EXERCISE TASK
Only the lines from the start of the data to the line containing "shorten <=48pt, shorten", both included, should be output, exactly and without pictures.

════════════════

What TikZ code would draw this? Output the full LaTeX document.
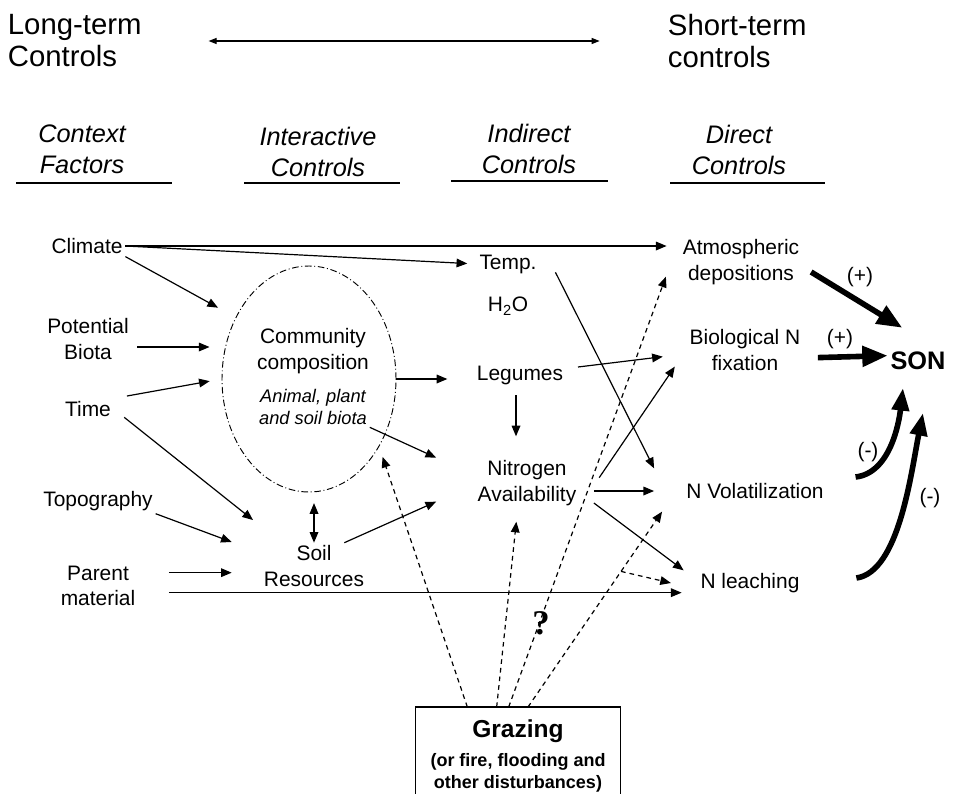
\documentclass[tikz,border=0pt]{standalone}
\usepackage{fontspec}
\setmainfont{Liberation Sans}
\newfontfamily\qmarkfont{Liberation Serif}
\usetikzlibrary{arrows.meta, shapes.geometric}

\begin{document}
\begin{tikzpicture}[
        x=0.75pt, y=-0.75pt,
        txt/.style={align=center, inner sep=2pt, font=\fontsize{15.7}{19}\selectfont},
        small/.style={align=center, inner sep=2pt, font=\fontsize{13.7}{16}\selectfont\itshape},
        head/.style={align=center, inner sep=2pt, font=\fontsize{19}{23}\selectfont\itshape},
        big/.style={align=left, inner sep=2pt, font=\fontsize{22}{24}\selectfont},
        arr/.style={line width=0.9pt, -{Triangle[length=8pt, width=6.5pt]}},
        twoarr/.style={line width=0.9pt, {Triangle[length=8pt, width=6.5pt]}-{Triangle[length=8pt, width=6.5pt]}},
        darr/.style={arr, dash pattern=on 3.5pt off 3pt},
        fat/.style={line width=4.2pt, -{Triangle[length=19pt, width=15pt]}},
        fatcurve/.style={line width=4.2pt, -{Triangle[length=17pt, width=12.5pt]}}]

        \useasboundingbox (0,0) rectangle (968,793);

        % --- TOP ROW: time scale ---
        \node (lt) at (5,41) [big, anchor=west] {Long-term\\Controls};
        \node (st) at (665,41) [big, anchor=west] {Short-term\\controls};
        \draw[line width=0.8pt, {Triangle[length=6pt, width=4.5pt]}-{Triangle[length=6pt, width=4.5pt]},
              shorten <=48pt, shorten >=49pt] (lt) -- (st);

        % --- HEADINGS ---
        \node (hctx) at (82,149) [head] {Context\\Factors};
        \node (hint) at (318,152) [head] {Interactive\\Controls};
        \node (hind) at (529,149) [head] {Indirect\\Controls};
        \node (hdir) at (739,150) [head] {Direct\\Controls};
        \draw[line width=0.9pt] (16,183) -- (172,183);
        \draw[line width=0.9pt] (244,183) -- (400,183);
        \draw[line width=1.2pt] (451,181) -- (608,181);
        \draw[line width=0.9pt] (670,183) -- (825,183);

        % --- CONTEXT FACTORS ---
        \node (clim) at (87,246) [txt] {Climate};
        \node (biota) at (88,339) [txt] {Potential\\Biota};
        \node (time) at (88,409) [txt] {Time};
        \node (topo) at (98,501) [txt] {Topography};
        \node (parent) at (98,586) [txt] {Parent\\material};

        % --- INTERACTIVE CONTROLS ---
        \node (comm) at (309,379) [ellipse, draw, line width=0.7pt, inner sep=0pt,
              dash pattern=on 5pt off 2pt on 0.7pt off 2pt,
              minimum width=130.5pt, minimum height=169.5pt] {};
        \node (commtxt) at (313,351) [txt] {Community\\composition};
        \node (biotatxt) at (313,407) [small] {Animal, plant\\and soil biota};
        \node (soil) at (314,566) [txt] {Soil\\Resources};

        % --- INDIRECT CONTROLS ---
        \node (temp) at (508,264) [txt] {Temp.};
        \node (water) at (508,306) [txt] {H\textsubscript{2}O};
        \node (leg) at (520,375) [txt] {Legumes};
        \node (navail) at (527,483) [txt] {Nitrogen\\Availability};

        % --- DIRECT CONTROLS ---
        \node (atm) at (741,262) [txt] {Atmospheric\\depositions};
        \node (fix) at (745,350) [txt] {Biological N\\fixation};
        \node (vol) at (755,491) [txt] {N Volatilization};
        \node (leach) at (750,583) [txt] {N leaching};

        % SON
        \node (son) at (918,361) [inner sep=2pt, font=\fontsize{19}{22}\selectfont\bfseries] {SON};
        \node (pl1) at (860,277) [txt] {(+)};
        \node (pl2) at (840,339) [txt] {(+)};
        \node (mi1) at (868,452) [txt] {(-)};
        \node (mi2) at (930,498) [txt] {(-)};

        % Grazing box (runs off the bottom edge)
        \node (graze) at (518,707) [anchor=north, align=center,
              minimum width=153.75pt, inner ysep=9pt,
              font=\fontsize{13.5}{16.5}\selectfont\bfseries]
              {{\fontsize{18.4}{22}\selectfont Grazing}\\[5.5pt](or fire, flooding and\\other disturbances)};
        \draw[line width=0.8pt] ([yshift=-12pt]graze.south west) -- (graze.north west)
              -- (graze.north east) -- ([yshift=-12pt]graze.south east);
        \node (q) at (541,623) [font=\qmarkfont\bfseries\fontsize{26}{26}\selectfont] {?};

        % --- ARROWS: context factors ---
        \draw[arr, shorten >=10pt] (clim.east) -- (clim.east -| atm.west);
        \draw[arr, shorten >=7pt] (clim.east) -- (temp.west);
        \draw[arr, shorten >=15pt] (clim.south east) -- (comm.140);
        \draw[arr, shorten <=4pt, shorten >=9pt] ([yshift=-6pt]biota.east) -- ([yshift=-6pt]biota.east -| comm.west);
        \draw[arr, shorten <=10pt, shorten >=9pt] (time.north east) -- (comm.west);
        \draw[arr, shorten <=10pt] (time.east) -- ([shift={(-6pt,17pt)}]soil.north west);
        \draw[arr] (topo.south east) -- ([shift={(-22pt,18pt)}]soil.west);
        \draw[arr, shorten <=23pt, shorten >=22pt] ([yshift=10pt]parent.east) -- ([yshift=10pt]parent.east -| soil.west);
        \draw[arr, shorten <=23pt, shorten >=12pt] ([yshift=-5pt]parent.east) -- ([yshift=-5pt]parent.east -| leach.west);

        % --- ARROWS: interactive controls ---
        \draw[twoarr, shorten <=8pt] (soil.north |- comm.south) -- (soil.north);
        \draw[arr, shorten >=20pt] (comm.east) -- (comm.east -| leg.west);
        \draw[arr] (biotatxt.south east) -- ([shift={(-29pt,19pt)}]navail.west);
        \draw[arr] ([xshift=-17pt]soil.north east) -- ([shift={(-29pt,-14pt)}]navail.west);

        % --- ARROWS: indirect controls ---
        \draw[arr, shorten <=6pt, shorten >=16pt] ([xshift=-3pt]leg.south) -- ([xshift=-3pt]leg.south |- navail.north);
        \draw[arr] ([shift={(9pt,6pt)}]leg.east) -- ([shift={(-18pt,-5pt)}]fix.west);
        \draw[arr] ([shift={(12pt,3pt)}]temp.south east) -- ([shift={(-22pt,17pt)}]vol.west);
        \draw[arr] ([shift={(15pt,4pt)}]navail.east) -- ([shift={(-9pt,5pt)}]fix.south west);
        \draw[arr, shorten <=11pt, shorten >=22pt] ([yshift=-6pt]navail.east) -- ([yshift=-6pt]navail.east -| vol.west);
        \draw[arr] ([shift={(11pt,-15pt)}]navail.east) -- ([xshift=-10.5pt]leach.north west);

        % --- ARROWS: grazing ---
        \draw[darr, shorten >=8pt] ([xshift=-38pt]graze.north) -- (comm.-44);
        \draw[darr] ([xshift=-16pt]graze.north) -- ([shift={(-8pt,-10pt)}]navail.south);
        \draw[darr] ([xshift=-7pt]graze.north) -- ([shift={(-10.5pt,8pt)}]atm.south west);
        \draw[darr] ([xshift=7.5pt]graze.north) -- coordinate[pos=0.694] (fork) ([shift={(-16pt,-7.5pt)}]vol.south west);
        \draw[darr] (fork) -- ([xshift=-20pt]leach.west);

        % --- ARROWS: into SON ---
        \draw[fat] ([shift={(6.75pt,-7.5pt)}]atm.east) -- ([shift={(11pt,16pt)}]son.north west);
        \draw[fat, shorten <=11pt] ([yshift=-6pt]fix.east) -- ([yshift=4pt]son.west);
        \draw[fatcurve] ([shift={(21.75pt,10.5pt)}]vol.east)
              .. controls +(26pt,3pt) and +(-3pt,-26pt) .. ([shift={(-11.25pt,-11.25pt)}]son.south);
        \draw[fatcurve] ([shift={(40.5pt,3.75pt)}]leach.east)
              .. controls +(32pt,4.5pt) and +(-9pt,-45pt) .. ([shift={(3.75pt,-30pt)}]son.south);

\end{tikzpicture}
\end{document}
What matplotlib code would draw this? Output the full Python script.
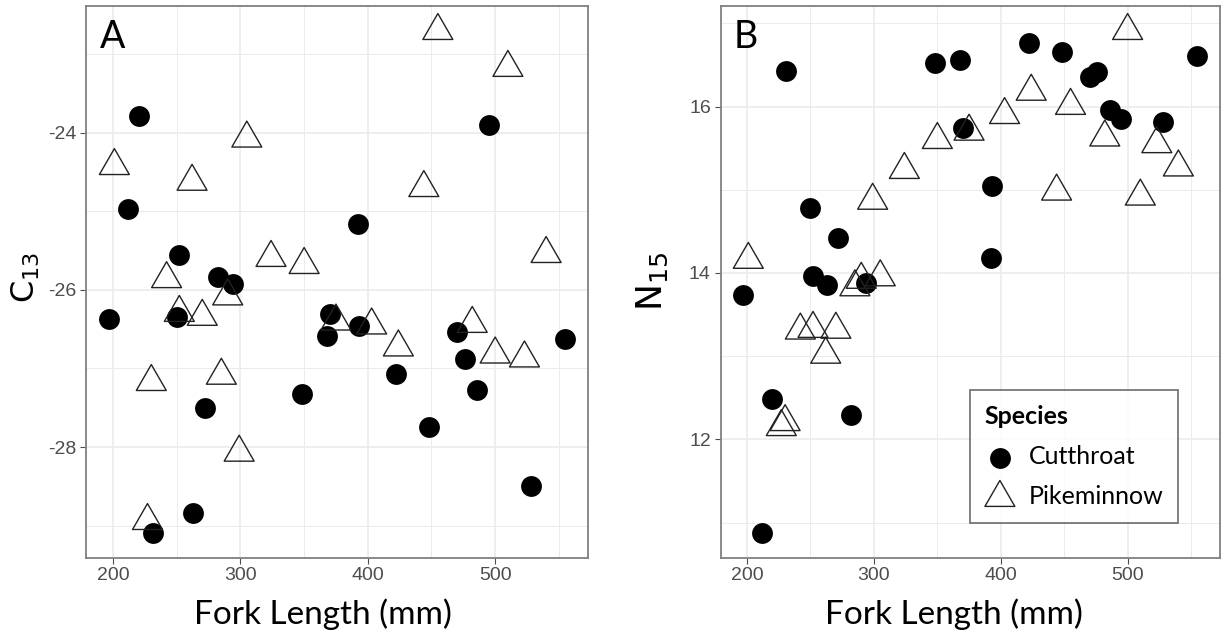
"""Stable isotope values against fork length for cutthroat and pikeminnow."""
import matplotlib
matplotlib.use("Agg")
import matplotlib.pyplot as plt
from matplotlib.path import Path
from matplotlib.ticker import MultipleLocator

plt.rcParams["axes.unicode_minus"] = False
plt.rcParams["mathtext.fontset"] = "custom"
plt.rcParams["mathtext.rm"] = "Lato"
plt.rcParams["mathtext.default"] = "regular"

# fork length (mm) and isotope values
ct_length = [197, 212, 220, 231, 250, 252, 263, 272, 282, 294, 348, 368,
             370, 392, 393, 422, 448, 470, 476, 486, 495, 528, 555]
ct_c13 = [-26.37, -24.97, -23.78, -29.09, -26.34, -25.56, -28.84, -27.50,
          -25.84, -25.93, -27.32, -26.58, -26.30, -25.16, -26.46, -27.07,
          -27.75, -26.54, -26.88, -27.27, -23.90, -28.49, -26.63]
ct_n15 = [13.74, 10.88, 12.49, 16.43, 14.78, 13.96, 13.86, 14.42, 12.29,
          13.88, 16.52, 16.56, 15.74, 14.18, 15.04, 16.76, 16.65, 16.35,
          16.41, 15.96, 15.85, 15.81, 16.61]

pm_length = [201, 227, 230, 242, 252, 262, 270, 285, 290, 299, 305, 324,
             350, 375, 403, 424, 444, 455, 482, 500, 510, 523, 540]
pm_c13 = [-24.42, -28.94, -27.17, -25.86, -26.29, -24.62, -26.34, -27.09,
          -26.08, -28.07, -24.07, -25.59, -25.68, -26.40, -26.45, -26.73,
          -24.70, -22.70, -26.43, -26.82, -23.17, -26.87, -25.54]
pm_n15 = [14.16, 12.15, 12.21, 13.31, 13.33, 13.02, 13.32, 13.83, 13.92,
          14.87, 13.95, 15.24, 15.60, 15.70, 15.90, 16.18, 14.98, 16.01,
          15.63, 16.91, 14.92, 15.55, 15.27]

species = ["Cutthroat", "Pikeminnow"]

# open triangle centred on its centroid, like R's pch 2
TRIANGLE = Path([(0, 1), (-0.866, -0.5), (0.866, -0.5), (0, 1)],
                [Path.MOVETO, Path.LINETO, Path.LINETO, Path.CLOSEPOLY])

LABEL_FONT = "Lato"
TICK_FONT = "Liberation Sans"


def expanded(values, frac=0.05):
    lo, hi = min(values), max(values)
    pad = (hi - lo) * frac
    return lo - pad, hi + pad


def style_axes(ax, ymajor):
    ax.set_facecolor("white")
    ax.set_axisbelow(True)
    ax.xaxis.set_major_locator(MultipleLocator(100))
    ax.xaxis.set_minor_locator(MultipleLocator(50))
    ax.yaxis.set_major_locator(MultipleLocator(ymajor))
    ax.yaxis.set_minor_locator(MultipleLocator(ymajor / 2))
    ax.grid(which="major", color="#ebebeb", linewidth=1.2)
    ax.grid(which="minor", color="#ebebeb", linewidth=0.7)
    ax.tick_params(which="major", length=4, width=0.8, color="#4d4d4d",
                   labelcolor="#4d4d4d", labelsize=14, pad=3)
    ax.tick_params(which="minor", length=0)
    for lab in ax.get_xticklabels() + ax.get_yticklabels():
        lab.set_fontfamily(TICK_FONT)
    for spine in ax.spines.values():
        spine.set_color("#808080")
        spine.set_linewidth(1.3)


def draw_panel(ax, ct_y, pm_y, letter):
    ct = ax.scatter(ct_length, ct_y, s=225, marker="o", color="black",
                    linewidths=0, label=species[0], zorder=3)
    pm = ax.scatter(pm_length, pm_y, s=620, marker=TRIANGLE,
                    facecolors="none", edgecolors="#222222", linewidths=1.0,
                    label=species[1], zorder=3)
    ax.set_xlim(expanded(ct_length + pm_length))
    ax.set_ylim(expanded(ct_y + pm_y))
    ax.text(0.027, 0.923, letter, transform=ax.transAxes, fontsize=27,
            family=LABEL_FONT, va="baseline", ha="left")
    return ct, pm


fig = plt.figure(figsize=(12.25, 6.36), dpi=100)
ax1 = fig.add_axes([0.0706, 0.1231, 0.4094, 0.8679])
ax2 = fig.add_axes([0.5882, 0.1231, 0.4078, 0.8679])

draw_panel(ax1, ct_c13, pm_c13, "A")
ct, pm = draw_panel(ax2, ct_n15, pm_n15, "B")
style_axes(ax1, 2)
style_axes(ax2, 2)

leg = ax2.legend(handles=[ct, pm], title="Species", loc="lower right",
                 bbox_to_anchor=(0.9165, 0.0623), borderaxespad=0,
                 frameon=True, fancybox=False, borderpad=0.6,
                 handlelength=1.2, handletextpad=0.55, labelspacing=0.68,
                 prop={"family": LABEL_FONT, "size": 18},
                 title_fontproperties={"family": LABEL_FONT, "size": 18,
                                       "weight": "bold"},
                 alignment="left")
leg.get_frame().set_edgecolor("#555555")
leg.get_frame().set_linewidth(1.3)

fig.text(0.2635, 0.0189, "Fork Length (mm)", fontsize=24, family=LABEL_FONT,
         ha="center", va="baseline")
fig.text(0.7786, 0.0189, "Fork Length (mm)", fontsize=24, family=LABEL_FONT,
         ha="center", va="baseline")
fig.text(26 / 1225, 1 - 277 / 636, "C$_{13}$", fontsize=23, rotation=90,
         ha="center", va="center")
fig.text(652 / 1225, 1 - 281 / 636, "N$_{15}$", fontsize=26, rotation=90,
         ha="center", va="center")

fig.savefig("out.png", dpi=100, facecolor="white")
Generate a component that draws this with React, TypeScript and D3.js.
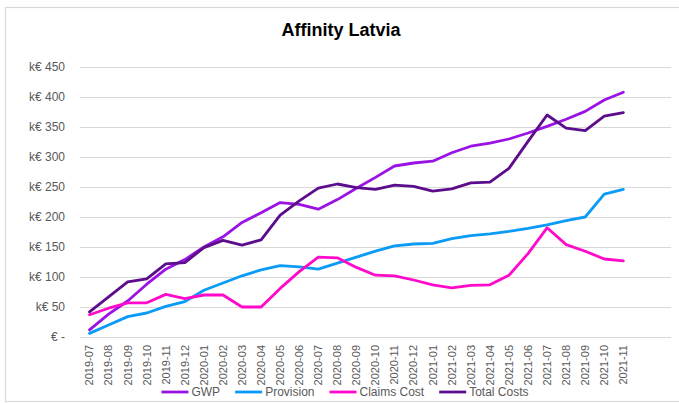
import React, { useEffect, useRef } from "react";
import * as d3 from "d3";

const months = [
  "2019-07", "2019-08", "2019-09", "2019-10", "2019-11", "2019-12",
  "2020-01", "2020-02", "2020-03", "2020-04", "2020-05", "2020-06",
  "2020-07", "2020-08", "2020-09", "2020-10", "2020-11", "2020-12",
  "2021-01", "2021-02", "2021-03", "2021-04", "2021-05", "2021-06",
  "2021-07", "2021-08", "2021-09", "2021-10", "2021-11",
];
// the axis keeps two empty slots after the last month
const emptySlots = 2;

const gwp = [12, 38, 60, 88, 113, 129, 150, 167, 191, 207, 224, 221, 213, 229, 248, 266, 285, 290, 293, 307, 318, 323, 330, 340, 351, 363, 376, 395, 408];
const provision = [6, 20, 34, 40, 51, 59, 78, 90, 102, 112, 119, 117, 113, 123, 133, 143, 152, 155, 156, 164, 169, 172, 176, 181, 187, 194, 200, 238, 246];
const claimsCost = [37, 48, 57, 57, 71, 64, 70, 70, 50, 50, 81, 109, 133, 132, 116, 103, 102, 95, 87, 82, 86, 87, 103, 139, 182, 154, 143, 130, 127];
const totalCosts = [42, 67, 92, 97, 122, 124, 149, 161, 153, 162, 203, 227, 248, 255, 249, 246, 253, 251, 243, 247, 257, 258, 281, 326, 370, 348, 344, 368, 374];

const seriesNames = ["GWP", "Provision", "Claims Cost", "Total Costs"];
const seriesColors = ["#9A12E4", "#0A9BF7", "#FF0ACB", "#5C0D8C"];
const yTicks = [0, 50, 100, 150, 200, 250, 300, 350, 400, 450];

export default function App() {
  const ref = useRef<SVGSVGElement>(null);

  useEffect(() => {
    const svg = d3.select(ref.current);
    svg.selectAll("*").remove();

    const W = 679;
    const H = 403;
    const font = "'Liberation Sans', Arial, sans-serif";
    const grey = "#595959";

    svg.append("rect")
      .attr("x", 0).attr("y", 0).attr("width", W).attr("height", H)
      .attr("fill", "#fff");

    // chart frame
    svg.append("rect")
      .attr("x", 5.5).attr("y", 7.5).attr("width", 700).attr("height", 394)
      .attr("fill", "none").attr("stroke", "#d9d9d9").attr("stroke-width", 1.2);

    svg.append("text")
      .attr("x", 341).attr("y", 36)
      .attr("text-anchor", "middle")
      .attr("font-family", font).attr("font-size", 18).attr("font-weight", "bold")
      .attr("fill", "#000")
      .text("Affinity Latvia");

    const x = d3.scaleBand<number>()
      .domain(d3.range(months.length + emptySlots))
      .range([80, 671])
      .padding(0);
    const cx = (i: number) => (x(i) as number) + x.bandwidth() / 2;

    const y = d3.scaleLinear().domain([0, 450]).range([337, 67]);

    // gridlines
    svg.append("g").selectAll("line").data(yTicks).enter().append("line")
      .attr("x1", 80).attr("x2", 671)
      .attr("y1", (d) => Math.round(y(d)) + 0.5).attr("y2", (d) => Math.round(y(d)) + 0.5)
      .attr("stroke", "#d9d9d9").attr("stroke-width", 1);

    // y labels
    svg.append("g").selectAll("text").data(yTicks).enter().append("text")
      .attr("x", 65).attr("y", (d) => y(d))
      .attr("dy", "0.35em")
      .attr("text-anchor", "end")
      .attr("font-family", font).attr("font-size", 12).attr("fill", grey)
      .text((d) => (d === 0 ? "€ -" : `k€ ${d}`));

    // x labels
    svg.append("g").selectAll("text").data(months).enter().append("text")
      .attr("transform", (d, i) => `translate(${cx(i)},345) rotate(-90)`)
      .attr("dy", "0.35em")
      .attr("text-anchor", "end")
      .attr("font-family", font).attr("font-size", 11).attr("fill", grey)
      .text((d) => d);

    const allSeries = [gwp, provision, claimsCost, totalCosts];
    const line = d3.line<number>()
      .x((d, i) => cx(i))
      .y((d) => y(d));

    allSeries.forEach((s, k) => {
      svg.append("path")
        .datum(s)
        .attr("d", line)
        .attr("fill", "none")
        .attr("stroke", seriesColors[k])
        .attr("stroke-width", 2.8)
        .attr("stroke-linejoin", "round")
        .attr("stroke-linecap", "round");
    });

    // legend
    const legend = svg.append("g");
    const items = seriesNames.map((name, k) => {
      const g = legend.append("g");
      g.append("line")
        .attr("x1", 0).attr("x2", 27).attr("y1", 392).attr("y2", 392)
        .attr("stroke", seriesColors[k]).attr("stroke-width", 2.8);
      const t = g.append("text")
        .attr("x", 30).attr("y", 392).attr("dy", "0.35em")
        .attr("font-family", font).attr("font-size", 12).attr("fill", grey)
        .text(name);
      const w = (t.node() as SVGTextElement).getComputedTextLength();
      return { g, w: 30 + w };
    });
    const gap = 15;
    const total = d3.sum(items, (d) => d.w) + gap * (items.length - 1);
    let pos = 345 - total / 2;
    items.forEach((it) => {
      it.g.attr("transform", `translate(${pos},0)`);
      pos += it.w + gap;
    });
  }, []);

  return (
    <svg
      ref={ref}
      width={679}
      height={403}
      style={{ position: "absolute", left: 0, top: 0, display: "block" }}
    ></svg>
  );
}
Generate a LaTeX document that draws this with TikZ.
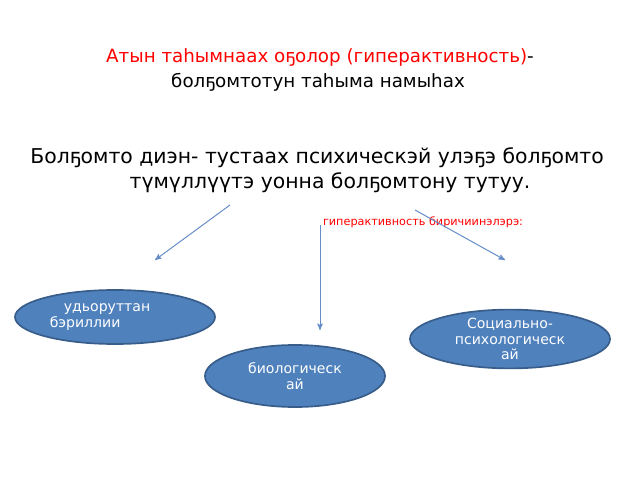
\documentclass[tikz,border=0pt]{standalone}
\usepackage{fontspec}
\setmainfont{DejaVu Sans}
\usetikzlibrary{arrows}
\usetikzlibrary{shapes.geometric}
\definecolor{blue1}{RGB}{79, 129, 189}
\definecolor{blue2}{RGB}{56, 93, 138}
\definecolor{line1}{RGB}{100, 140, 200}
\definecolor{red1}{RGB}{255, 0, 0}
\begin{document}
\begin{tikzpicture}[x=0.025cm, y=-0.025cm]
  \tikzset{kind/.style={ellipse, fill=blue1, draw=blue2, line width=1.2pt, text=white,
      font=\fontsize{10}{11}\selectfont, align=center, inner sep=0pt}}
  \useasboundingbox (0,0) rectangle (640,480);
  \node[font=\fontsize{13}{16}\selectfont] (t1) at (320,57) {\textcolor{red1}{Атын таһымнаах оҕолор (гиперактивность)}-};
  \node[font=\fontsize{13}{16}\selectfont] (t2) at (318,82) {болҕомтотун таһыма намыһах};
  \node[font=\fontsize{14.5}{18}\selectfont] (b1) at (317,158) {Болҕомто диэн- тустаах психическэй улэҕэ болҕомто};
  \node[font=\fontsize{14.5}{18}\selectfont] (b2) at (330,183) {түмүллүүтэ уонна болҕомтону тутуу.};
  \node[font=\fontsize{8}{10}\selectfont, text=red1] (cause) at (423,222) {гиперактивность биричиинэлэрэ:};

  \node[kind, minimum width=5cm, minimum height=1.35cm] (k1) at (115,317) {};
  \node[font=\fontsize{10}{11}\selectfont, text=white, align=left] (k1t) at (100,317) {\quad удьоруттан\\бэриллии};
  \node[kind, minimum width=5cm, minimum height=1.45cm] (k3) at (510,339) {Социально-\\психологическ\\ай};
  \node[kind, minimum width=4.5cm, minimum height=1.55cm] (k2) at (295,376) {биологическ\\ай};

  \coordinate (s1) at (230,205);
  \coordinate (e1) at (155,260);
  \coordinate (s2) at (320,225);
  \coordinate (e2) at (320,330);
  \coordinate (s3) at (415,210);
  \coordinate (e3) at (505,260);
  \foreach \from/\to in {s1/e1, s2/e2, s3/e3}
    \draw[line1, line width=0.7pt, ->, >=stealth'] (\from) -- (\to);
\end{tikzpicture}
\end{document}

════════════════

ANSWER FOR THIS EXERCISE
What TikZ code would draw this? Output the full LaTeX document.
\documentclass[tikz,border=0pt]{standalone}
\usepackage{fontspec}
\setmainfont{Liberation Sans}
\newfontfamily\qmarkfont{Liberation Serif}
\usetikzlibrary{arrows.meta, shapes.geometric}

\begin{document}
\begin{tikzpicture}[
        x=0.75pt, y=-0.75pt,
        txt/.style={align=center, inner sep=2pt, font=\fontsize{15.7}{19}\selectfont},
        small/.style={align=center, inner sep=2pt, font=\fontsize{13.7}{16}\selectfont\itshape},
        head/.style={align=center, inner sep=2pt, font=\fontsize{19}{23}\selectfont\itshape},
        big/.style={align=left, inner sep=2pt, font=\fontsize{22}{24}\selectfont},
        arr/.style={line width=0.9pt, -{Triangle[length=8pt, width=6.5pt]}},
        twoarr/.style={line width=0.9pt, {Triangle[length=8pt, width=6.5pt]}-{Triangle[length=8pt, width=6.5pt]}},
        darr/.style={arr, dash pattern=on 3.5pt off 3pt},
        fat/.style={line width=4.2pt, -{Triangle[length=19pt, width=15pt]}},
        fatcurve/.style={line width=4.2pt, -{Triangle[length=17pt, width=12.5pt]}}]

        \useasboundingbox (0,0) rectangle (968,793);

        % --- TOP ROW: time scale ---
        \node (lt) at (5,41) [big, anchor=west] {Long-term\\Controls};
        \node (st) at (665,41) [big, anchor=west] {Short-term\\controls};
        \draw[line width=0.8pt, {Triangle[length=6pt, width=4.5pt]}-{Triangle[length=6pt, width=4.5pt]},
              shorten <=48pt, shorten >=49pt] (lt) -- (st);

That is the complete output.